Restate the listing that follows word for word, without its pictures.

**COLLECTED DATA:**

○ ○ ○ ○ ○ ○ ○

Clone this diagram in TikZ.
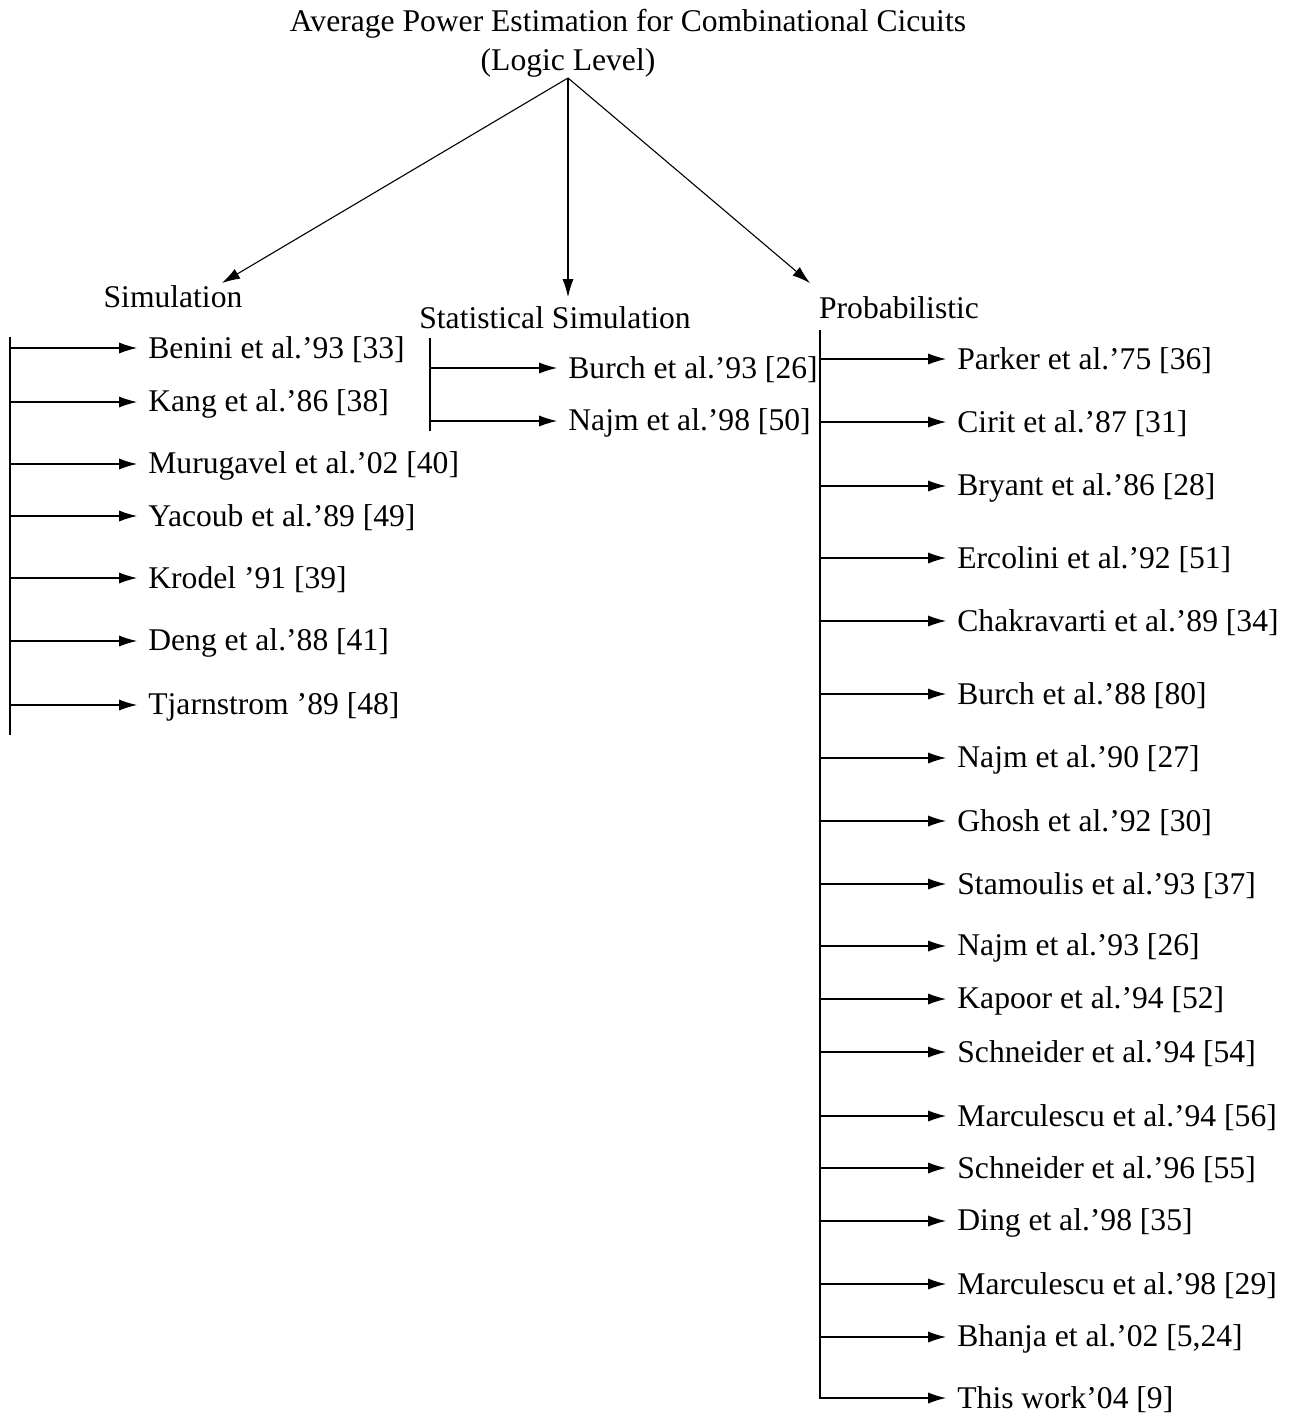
\documentclass[tikz,border=0pt]{standalone}
\usepackage{fontspec}
\setmainfont{Liberation Serif}
\usetikzlibrary{arrows.meta}
\begin{document}
\begin{tikzpicture}[x=0.5pt,y=-0.5pt,
  txt/.style={inner sep=0pt,font=\fontsize{15.8}{19}\selectfont},
  item/.style={txt,anchor=west},
  ln/.style={line width=0.55pt},
  arr/.style={ln,-{Latex[length=9pt,width=5.6pt]}}]
\useasboundingbox (0,0) rectangle (1294,1418);
% titles
\node[txt] (title) at (628,24) {Average Power Estimation for Combinational Cicuits};
\node[txt] (sub) at (568,63) {(Logic Level)};
\coordinate (top) at (568,78);
\node[txt] (sim) at (173,297) {Simulation};
\node[txt] (stat) at (555,318) {Statistical Simulation};
\node[txt] (prob) at (899,308) {Probabilistic};
\coordinate (simtip) at (222,283);
\coordinate (stattip) at (568,297);
\coordinate (probtip) at (810,283);
\draw[arr] (top) -- (simtip);
\draw[arr] (top) -- (stattip);
\draw[arr] (top) -- (probtip);
% simulation column
\coordinate (lvt) at (10,337);
\coordinate (lvb) at (10,735);
\draw[ln] (lvt) -- (lvb);
\foreach \y/\t [count=\i] in {348/{Benini et al.'93 [33]},402/{Kang et al.'86 [38]},464/{Murugavel et al.'02 [40]},516/{Yacoub et al.'89 [49]},578/{Krodel '91 [39]},641/{Deng et al.'88 [41]},705/{Tjarnstrom '89 [48]}}{
  \node[item] (s\i) at (148,\y+2) {\t};
  \coordinate (sb\i) at (10,\y);
  \draw[arr] (sb\i) -- ([xshift=-5.5pt]s\i.west |- sb\i);
}
% statistical column
\coordinate (mvt) at (430,338);
\coordinate (mvb) at (430,431);
\draw[ln] (mvt) -- (mvb);
\foreach \y/\t [count=\i] in {368/{Burch et al.'93 [26]},421/{Najm et al.'98 [50]}}{
  \node[item] (m\i) at (568,\y+2) {\t};
  \coordinate (mb\i) at (430,\y);
  \draw[arr] (mb\i) -- ([xshift=-5.5pt]m\i.west |- mb\i);
}
% probabilistic column
\coordinate (rvt) at (820,330);
\foreach \y/\t [count=\i] in {359/{Parker et al.'75 [36]},422/{Cirit et al.'87 [31]},486/{Bryant et al.'86 [28]},558/{Ercolini et al.'92 [51]},621/{Chakravarti et al.'89 [34]},694/{Burch et al.'88 [80]},758/{Najm et al.'90 [27]},821/{Ghosh et al.'92 [30]},884/{Stamoulis et al.'93 [37]},946/{Najm et al.'93 [26]},999/{Kapoor et al.'94 [52]},1052/{Schneider et al.'94 [54]},1116/{Marculescu et al.'94 [56]},1168/{Schneider et al.'96 [55]},1221/{Ding et al.'98 [35]},1284/{Marculescu et al.'98 [29]},1337/{Bhanja et al.'02 [5,24]}}{
  \node[item] (p\i) at (957,\y+2) {\t};
  \coordinate (pb\i) at (820,\y);
  \draw[arr] (pb\i) -- ([xshift=-5.5pt]p\i.west |- pb\i);
}
\node[item] (plast) at (957,1400) {This work'04 [9]};
\coordinate (pbl) at (820,1398);
\draw[arr] (rvt) -- (pbl) -- ([xshift=-5.5pt]plast.west |- pbl);
\end{tikzpicture}
\end{document}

○ ○ ○ ○ ○ ○ ○

**RESPONSE FOR THIS EXERCISE:**
Clone this diagram in TikZ.
\documentclass[tikz,border=0pt]{standalone}
\usepackage{fontspec}
\setmainfont{Liberation Serif}
\usetikzlibrary{arrows.meta}
\begin{document}
\begin{tikzpicture}[x=0.5pt,y=-0.5pt,
  txt/.style={inner sep=0pt,font=\fontsize{15.8}{19}\selectfont},
  item/.style={txt,anchor=west},
  ln/.style={line width=0.55pt},
  arr/.style={ln,-{Latex[length=9pt,width=5.6pt]}}]
\useasboundingbox (0,0) rectangle (1294,1418);
% titles
\node[txt] (title) at (628,24) {Average Power Estimation for Combinational Cicuits};
\node[txt] (sub) at (568,63) {(Logic Level)};
\coordinate (top) at (568,78);
\node[txt] (sim) at (173,297) {Simulation};
\node[txt] (stat) at (555,318) {Statistical Simulation};
\node[txt] (prob) at (899,308) {Probabilistic};
\coordinate (simtip) at (222,283);
\coordinate (stattip) at (568,297);
\coordinate (probtip) at (810,283);
\draw[arr] (top) -- (simtip);
\draw[arr] (top) -- (stattip);
\draw[arr] (top) -- (probtip);
% simulation column
\coordinate (lvt) at (10,337);
\coordinate (lvb) at (10,735);
\draw[ln] (lvt) -- (lvb);
\foreach \y/\t [count=\i] in {348/{Benini et al.'93 [33]},402/{Kang et al.'86 [38]},464/{Murugavel et al.'02 [40]},516/{Yacoub et al.'89 [49]},578/{Krodel '91 [39]},641/{Deng et al.'88 [41]},705/{Tjarnstrom '89 [48]}}{
  \node[item] (s\i) at (148,\y+2) {\t};
  \coordinate (sb\i) at (10,\y);
  \draw[arr] (sb\i) -- ([xshift=-5.5pt]s\i.west |- sb\i);
}
% statistical column
\coordinate (mvt) at (430,338);
\coordinate (mvb) at (430,431);
\draw[ln] (mvt) -- (mvb);
\foreach \y/\t [count=\i] in {368/{Burch et al.'93 [26]},421/{Najm et al.'98 [50]}}{
  \node[item] (m\i) at (568,\y+2) {\t};
  \coordinate (mb\i) at (430,\y);
  \draw[arr] (mb\i) -- ([xshift=-5.5pt]m\i.west |- mb\i);
}
% probabilistic column
\coordinate (rvt) at (820,330);
\foreach \y/\t [count=\i] in {359/{Parker et al.'75 [36]},422/{Cirit et al.'87 [31]},486/{Bryant et al.'86 [28]},558/{Ercolini et al.'92 [51]},621/{Chakravarti et al.'89 [34]},694/{Burch et al.'88 [80]},758/{Najm et al.'90 [27]},821/{Ghosh et al.'92 [30]},884/{Stamoulis et al.'93 [37]},946/{Najm et al.'93 [26]},999/{Kapoor et al.'94 [52]},1052/{Schneider et al.'94 [54]},1116/{Marculescu et al.'94 [56]},1168/{Schneider et al.'96 [55]},1221/{Ding et al.'98 [35]},1284/{Marculescu et al.'98 [29]},1337/{Bhanja et al.'02 [5,24]}}{
  \node[item] (p\i) at (957,\y+2) {\t};
  \coordinate (pb\i) at (820,\y);
  \draw[arr] (pb\i) -- ([xshift=-5.5pt]p\i.west |- pb\i);
}
\node[item] (plast) at (957,1400) {This work'04 [9]};
\coordinate (pbl) at (820,1398);
\draw[arr] (rvt) -- (pbl) -- ([xshift=-5.5pt]plast.west |- pbl);
\end{tikzpicture}
\end{document}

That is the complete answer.